Last week, Virginia and Colorado signed the CROWN Act making them the fourth and fifth states fighting hair discrimination.

Students on Baylor’s campus offered their thoughts toward the recent law and their hopes as it continues to expand.

KJ Burkley, a Texas junior, shared how this law made him feel.

“They care about people’s identity, and they care about something that means a lot to employers. The fact they were able to pass a law to protect part of their identity is really cool,” Burkley said.

Kolbie Sherrell, an Allen junior, talked about the work that goes into styling African American hairstyles.

“It’s such a personal preference on how you want to wear your hair. I think that’s why it’s so beautiful with black girls being able to wear your hair braided, twisted, down [or] straight. A lot of [different] styles, but they take a lot of work,” Sherrell said.

According to the CROWN Research Study, to fit social norms and expectations, a black woman is 80% more likely to change her natural hair. In addition, black women are 50% more likely to be sent home from work because of their hair.

Adrianna Geegan, a Houston senior, shared her thoughts on employee’s hairstyle decisions.

“I know it is a big thing to decide how to wear your hair to an interview, or how to wear your hair to work because you are afraid of people judging you or commenting unnecessary comments on your hair … that has nothing to do with your capabilities of working in a workplace,” Geegan said.

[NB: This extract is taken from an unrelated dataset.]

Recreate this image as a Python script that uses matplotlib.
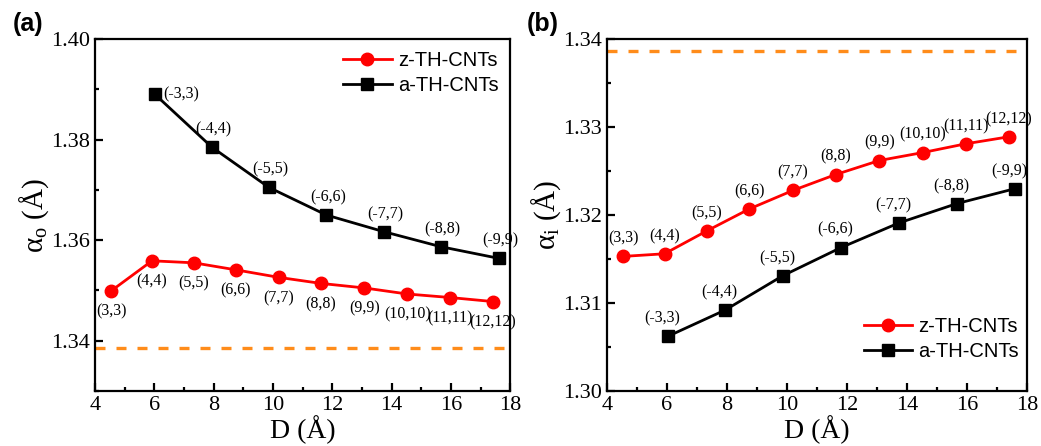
import matplotlib
matplotlib.use("Agg")
import matplotlib.pyplot as plt
from matplotlib.ticker import MultipleLocator

plt.rcParams['font.family'] = ['Liberation Serif', 'DejaVu Serif']
plt.rcParams['mathtext.fontset'] = 'custom'
plt.rcParams['mathtext.rm'] = 'Liberation Serif'

# tube diameters (Angstrom)
d_z = [4.54, 5.92, 7.33, 8.75, 10.20, 11.62, 13.08, 14.52, 15.96, 17.40]
d_a = [6.02, 7.94, 9.86, 11.80, 13.73, 15.66, 17.60]
labels_z = ['(3,3)', '(4,4)', '(5,5)', '(6,6)', '(7,7)', '(8,8)', '(9,9)',
            '(10,10)', '(11,11)', '(12,12)']
labels_a = ['(-3,3)', '(-4,4)', '(-5,5)', '(-6,6)', '(-7,7)', '(-8,8)', '(-9,9)']

# bond parameter alpha_o
ao_z = [1.3499, 1.3559, 1.3555, 1.3541, 1.3526, 1.3514, 1.3505, 1.3493, 1.3486, 1.3478]
ao_a = [1.3890, 1.3785, 1.3705, 1.3650, 1.3617, 1.3587, 1.3564]

# bond parameter alpha_i
ai_z = [1.3153, 1.3156, 1.3182, 1.3207, 1.3228, 1.3246, 1.3262, 1.3271, 1.3281, 1.3289]
ai_a = [1.3062, 1.3092, 1.3131, 1.3163, 1.3191, 1.3213, 1.3230]

ref_line = 1.3386

fig = plt.figure(figsize=(10.41, 4.46), dpi=100)
ax1 = fig.add_axes([0.0913, 0.1233, 0.399, 0.789])
ax2 = fig.add_axes([0.583, 0.1233, 0.4035, 0.789])


def style(ax, ylo, yhi, major, minor):
    ax.set_xlim(4, 18)
    ax.set_ylim(ylo, yhi)
    ax.xaxis.set_major_locator(MultipleLocator(2))
    ax.xaxis.set_minor_locator(MultipleLocator(1))
    ax.yaxis.set_major_locator(MultipleLocator(major))
    ax.yaxis.set_minor_locator(MultipleLocator(minor))
    ax.tick_params(which='both', direction='in', top=False, right=False,
                   labelsize=16, width=1.6)
    ax.tick_params(which='major', length=5.5)
    ax.tick_params(which='minor', length=3)
    for s in ax.spines.values():
        s.set_linewidth(1.6)
    ax.set_xlabel('D (Å)', fontsize=20, labelpad=0)


def series(ax, yz, ya, **legend_kw):
    ax.plot(d_z, yz, '-o', color='red', lw=2, ms=9, label='z-TH-CNTs')
    ax.plot(d_a, ya, '-s', color='black', lw=2, ms=8, label='a-TH-CNTs')
    ax.axhline(ref_line, color='#FF8C1A', lw=2.4, ls=(0, (3.0, 3.3)))
    ax.legend(frameon=False, handlelength=2.4, handletextpad=0.3,
              labelspacing=0.3, borderaxespad=0.2,
              prop={'family': 'Liberation Sans', 'size': 14.5}, **legend_kw)


# (a)
style(ax1, 1.33, 1.40, 0.02, 0.01)
series(ax1, ao_z, ao_a, loc='upper right')
for x, y, t in zip(d_z, ao_z, labels_z):
    ax1.annotate(t, (x, y), xytext=(0, -9), textcoords='offset points',
                 ha='center', va='top', fontsize=11.5)
for i, (x, y, t) in enumerate(zip(d_a, ao_a, labels_a)):
    if i == 0:
        ax1.annotate(t, (x, y), xytext=(6, 0), textcoords='offset points',
                     ha='left', va='center', fontsize=11.5)
    else:
        ax1.annotate(t, (x, y), xytext=(1, 7), textcoords='offset points',
                     ha='center', va='bottom', fontsize=11.5)
ax1.set_ylabel(r'$\mathregular{α_o}$ (Å)', fontsize=21, labelpad=0)
fig.text(0.0125, 1 - 12 / 446, '(a)', fontsize=18, fontweight='bold',
         family='Liberation Sans', va='top')

# (b)
style(ax2, 1.30, 1.34, 0.01, 0.005)
series(ax2, ai_z, ai_a, loc='lower right', bbox_to_anchor=(1.01, 0.05))
for x, y, t in zip(d_z, ai_z, labels_z):
    ax2.annotate(t, (x, y), xytext=(0, 7), textcoords='offset points',
                 ha='center', va='bottom', fontsize=11.5)
for x, y, t in zip(d_a, ai_a, labels_a):
    ax2.annotate(t, (x, y), xytext=(-4, 7), textcoords='offset points',
                 ha='center', va='bottom', fontsize=11.5)
ax2.set_ylabel(r'$\mathregular{α_i}$ (Å)', fontsize=21, labelpad=0)
fig.text(527 / 1041, 1 - 12 / 446, '(b)', fontsize=18, fontweight='bold',
         family='Liberation Sans', va='top')

fig.savefig('out.png', dpi=100)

More than 20 states are considering passing similar legislation with pre-filed, filed or intend to introduce their own bills toward hair discrimination, and local students are hoping Texas becomes one of them.

Jada Holliday, a sophomore from Broken Arrow, Okla. said these laws are the starting point to stop prejudice that blacks encounter because of their hair.

“Small things like those laws are going to be the things that overturn the racism that has been institutionalized over the years,” Holliday said.